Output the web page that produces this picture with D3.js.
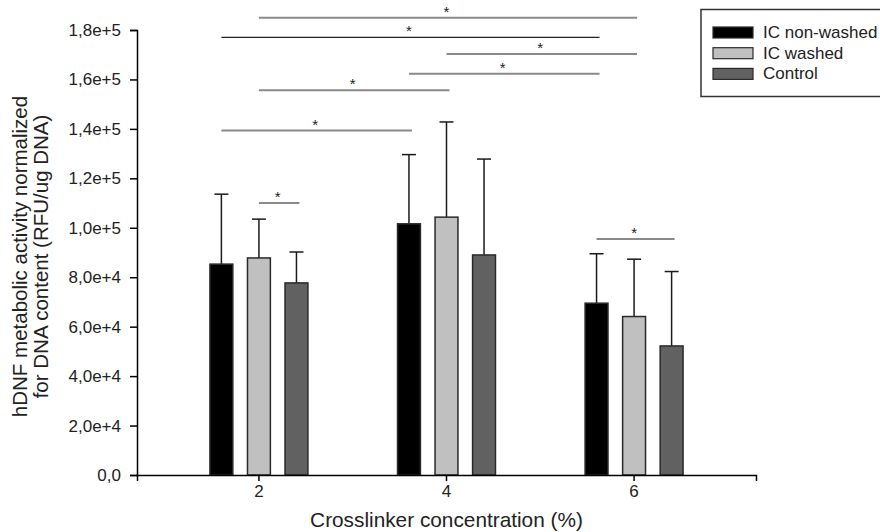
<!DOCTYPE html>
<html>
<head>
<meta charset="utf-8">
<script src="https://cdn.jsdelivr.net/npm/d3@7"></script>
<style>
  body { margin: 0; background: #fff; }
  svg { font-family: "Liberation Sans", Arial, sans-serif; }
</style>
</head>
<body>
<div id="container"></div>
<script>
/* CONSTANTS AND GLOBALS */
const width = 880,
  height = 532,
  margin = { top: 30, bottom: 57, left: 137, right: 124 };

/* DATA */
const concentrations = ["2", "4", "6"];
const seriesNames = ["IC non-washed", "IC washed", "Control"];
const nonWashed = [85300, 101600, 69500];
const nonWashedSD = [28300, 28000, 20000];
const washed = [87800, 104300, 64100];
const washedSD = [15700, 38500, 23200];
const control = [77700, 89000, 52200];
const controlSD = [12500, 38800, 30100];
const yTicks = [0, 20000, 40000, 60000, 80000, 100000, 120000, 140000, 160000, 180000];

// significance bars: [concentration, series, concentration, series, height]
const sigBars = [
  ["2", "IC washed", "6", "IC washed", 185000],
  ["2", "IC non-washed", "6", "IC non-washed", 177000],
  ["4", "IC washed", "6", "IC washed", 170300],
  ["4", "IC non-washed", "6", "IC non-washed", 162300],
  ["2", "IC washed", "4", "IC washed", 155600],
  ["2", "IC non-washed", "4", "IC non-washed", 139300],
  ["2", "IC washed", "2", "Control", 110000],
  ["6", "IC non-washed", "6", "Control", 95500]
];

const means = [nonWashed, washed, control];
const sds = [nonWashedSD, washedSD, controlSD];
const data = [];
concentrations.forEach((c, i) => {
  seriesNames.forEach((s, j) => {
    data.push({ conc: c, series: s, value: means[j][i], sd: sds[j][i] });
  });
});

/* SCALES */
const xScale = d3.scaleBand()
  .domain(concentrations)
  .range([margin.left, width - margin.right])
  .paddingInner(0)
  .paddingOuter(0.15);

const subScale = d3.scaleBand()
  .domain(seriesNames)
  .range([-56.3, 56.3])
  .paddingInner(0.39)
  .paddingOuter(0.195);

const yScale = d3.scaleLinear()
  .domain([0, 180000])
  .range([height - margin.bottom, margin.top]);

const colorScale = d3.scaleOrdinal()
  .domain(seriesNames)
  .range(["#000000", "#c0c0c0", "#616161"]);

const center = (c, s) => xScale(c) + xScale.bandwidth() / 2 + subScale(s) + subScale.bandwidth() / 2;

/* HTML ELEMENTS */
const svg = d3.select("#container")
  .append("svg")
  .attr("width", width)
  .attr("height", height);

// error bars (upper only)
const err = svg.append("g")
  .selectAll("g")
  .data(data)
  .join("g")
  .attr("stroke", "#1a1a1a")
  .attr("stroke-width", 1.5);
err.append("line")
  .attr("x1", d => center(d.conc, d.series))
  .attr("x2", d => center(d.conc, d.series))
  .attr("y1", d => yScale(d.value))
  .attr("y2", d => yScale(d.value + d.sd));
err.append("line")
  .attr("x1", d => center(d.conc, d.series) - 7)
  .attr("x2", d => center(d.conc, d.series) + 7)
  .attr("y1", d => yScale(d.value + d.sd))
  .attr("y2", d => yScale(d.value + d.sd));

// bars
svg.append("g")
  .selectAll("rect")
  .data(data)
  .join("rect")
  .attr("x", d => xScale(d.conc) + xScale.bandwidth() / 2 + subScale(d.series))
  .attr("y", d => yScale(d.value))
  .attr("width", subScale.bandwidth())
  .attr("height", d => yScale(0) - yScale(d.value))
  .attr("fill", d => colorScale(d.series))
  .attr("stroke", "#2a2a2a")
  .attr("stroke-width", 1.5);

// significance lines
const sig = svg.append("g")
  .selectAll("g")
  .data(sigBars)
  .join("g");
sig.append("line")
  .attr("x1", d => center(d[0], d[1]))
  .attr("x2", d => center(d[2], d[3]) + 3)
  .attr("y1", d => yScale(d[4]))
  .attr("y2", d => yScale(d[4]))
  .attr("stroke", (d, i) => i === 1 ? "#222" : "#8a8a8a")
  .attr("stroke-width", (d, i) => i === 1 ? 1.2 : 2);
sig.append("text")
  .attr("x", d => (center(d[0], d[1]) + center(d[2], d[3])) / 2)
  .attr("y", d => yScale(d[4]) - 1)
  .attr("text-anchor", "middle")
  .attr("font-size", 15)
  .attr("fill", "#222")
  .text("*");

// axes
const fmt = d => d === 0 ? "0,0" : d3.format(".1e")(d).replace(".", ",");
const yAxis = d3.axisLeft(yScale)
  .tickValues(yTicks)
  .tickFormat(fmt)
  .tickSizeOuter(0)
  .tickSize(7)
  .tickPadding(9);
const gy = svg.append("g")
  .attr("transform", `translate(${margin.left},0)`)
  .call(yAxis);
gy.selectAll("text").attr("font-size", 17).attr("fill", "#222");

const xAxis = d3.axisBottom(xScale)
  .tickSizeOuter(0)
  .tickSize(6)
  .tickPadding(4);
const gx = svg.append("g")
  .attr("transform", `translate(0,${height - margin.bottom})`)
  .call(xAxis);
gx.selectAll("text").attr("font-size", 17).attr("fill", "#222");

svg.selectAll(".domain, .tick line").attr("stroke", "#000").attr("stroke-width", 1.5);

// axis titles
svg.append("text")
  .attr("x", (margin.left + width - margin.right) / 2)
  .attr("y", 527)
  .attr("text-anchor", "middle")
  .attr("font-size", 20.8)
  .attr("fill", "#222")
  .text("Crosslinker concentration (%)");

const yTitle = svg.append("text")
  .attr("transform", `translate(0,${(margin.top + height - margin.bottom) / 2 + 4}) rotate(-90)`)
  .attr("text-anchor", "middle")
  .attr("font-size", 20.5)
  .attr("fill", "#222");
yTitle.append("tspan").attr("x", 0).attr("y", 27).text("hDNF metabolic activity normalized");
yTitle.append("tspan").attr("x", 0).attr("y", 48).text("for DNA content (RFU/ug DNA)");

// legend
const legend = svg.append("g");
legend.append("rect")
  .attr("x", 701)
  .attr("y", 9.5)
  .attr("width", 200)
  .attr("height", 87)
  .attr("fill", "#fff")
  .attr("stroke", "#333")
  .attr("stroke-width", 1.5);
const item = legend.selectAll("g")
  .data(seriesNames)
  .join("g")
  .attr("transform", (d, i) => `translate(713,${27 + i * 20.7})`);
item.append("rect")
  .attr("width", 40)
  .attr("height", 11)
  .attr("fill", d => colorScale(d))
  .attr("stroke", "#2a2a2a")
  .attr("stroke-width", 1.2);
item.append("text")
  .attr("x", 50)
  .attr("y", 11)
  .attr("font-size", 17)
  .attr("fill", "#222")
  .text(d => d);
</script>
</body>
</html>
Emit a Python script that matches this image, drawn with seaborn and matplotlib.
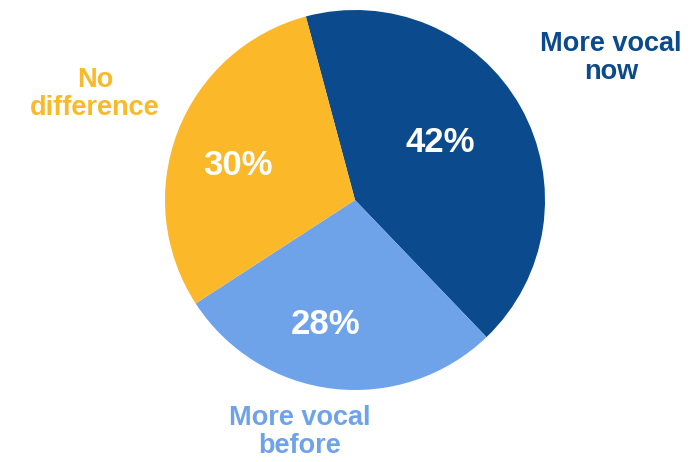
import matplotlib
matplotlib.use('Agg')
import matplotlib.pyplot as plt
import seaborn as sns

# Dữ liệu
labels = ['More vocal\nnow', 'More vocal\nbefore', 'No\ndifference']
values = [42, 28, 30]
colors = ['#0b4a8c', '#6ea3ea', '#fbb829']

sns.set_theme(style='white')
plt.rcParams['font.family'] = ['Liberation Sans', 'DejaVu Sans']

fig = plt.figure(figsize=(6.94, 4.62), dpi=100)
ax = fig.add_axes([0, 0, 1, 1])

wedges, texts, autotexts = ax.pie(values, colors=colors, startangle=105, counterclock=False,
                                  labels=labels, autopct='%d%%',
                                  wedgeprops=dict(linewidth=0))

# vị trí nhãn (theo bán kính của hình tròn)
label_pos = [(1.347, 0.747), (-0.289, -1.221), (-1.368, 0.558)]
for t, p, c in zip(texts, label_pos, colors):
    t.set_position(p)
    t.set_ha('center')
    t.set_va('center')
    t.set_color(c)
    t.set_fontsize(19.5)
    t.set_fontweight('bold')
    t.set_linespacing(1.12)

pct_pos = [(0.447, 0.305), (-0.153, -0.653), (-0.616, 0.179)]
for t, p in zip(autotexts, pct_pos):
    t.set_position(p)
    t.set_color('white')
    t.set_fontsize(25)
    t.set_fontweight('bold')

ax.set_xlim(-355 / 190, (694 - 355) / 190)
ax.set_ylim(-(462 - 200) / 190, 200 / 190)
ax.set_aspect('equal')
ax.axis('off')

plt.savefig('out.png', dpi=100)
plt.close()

THE REQUEST: Pictures stay out. Repeat only the lines from the beginning of the data through the line that has "const center = (c, s)".

FULL SOLUTION:
Output the web page that produces this picture with D3.js.
<!DOCTYPE html>
<html>
<head>
<meta charset="utf-8">
<script src="https://cdn.jsdelivr.net/npm/d3@7"></script>
<style>
  body { margin: 0; background: #fff; }
  svg { font-family: "Liberation Sans", Arial, sans-serif; }
</style>
</head>
<body>
<div id="container"></div>
<script>
/* CONSTANTS AND GLOBALS */
const width = 880,
  height = 532,
  margin = { top: 30, bottom: 57, left: 137, right: 124 };

/* DATA */
const concentrations = ["2", "4", "6"];
const seriesNames = ["IC non-washed", "IC washed", "Control"];
const nonWashed = [85300, 101600, 69500];
const nonWashedSD = [28300, 28000, 20000];
const washed = [87800, 104300, 64100];
const washedSD = [15700, 38500, 23200];
const control = [77700, 89000, 52200];
const controlSD = [12500, 38800, 30100];
const yTicks = [0, 20000, 40000, 60000, 80000, 100000, 120000, 140000, 160000, 180000];

// significance bars: [concentration, series, concentration, series, height]
const sigBars = [
  ["2", "IC washed", "6", "IC washed", 185000],
  ["2", "IC non-washed", "6", "IC non-washed", 177000],
  ["4", "IC washed", "6", "IC washed", 170300],
  ["4", "IC non-washed", "6", "IC non-washed", 162300],
  ["2", "IC washed", "4", "IC washed", 155600],
  ["2", "IC non-washed", "4", "IC non-washed", 139300],
  ["2", "IC washed", "2", "Control", 110000],
  ["6", "IC non-washed", "6", "Control", 95500]
];

const means = [nonWashed, washed, control];
const sds = [nonWashedSD, washedSD, controlSD];
const data = [];
concentrations.forEach((c, i) => {
  seriesNames.forEach((s, j) => {
    data.push({ conc: c, series: s, value: means[j][i], sd: sds[j][i] });
  });
});

/* SCALES */
const xScale = d3.scaleBand()
  .domain(concentrations)
  .range([margin.left, width - margin.right])
  .paddingInner(0)
  .paddingOuter(0.15);

const subScale = d3.scaleBand()
  .domain(seriesNames)
  .range([-56.3, 56.3])
  .paddingInner(0.39)
  .paddingOuter(0.195);

const yScale = d3.scaleLinear()
  .domain([0, 180000])
  .range([height - margin.bottom, margin.top]);

const colorScale = d3.scaleOrdinal()
  .domain(seriesNames)
  .range(["#000000", "#c0c0c0", "#616161"]);

const center = (c, s) => xScale(c) + xScale.bandwidth() / 2 + subScale(s) + subScale.bandwidth() / 2;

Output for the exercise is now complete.